*** Supplied data ***

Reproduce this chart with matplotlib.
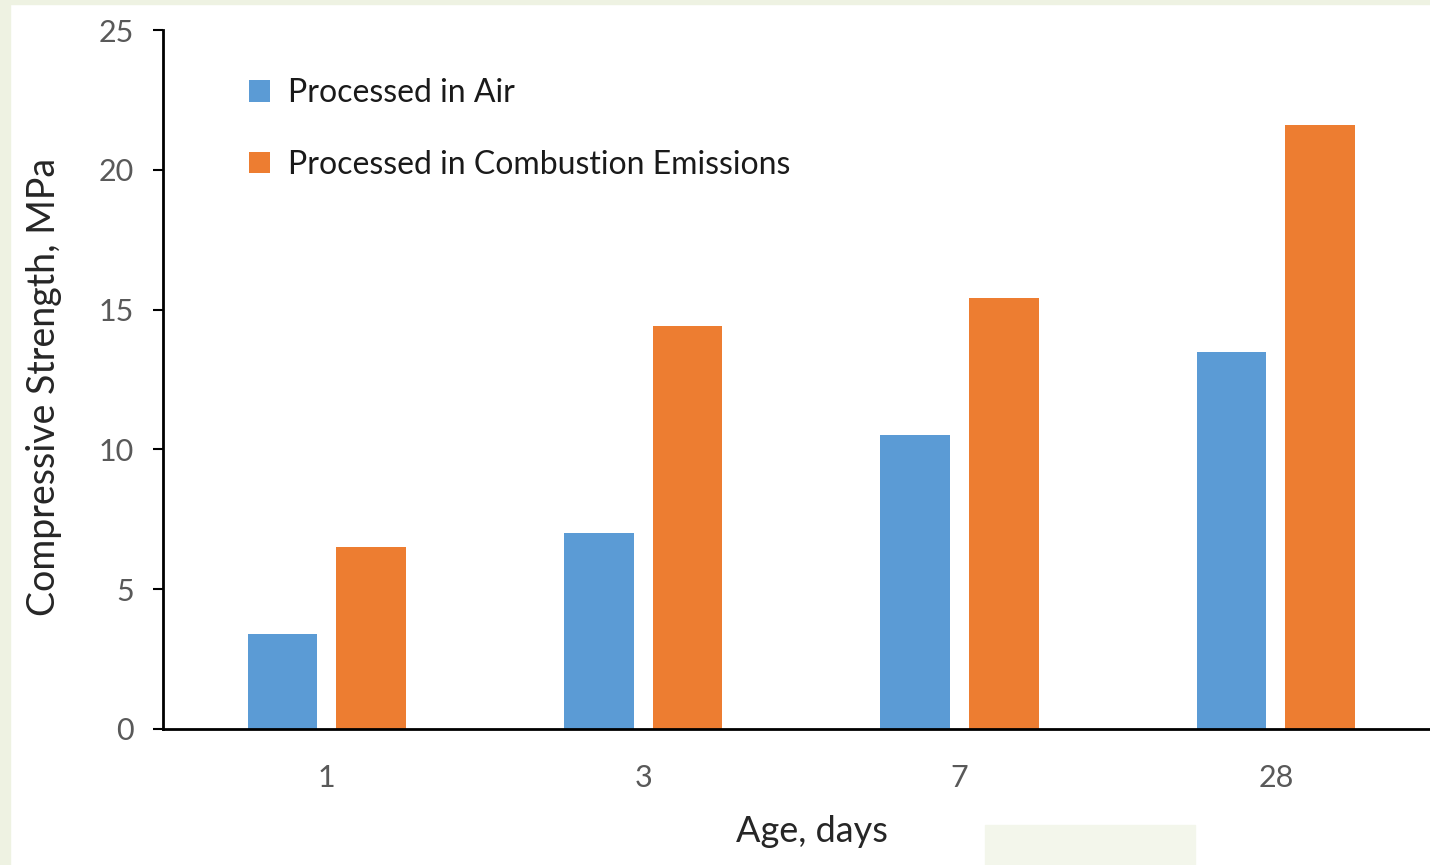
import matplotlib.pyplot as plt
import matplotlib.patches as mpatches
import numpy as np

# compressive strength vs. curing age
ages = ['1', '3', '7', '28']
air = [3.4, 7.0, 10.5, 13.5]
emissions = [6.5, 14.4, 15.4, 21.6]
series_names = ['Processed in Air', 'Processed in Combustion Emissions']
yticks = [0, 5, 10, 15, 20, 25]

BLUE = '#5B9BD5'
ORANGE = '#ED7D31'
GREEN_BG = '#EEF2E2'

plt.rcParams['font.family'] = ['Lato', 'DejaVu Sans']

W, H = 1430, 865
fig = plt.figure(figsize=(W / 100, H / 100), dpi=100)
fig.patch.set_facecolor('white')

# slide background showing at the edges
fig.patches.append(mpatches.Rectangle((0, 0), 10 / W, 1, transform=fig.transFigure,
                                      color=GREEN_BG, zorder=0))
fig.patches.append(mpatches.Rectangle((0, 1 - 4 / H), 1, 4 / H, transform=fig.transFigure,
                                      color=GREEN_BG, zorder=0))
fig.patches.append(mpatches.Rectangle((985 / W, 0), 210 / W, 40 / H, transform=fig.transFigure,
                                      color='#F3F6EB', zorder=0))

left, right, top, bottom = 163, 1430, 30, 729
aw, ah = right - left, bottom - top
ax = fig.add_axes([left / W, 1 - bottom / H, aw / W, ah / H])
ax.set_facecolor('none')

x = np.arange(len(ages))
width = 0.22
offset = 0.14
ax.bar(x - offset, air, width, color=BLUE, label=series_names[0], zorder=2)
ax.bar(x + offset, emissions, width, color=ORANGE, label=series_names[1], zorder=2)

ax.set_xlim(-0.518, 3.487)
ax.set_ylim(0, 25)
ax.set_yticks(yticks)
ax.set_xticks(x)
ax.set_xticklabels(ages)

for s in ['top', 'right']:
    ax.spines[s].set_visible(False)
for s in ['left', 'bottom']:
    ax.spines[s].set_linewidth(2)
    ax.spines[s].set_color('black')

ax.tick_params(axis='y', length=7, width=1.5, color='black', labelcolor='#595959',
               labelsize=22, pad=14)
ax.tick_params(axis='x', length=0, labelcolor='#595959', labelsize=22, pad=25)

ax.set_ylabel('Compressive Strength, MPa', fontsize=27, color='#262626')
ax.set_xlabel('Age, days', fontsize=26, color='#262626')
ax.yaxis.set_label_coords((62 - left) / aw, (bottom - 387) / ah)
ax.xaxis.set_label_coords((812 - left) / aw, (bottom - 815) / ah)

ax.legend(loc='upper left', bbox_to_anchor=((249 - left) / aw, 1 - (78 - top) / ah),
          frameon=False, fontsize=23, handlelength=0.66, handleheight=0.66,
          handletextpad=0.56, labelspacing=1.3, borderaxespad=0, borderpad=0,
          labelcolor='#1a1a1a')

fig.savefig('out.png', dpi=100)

***

(What this task involves): Reproduce every line of the listing above in which the string "matplotlib" appears.

(Correct answer):
Reproduce this chart with matplotlib.
import matplotlib.pyplot as plt
import matplotlib.patches as mpatches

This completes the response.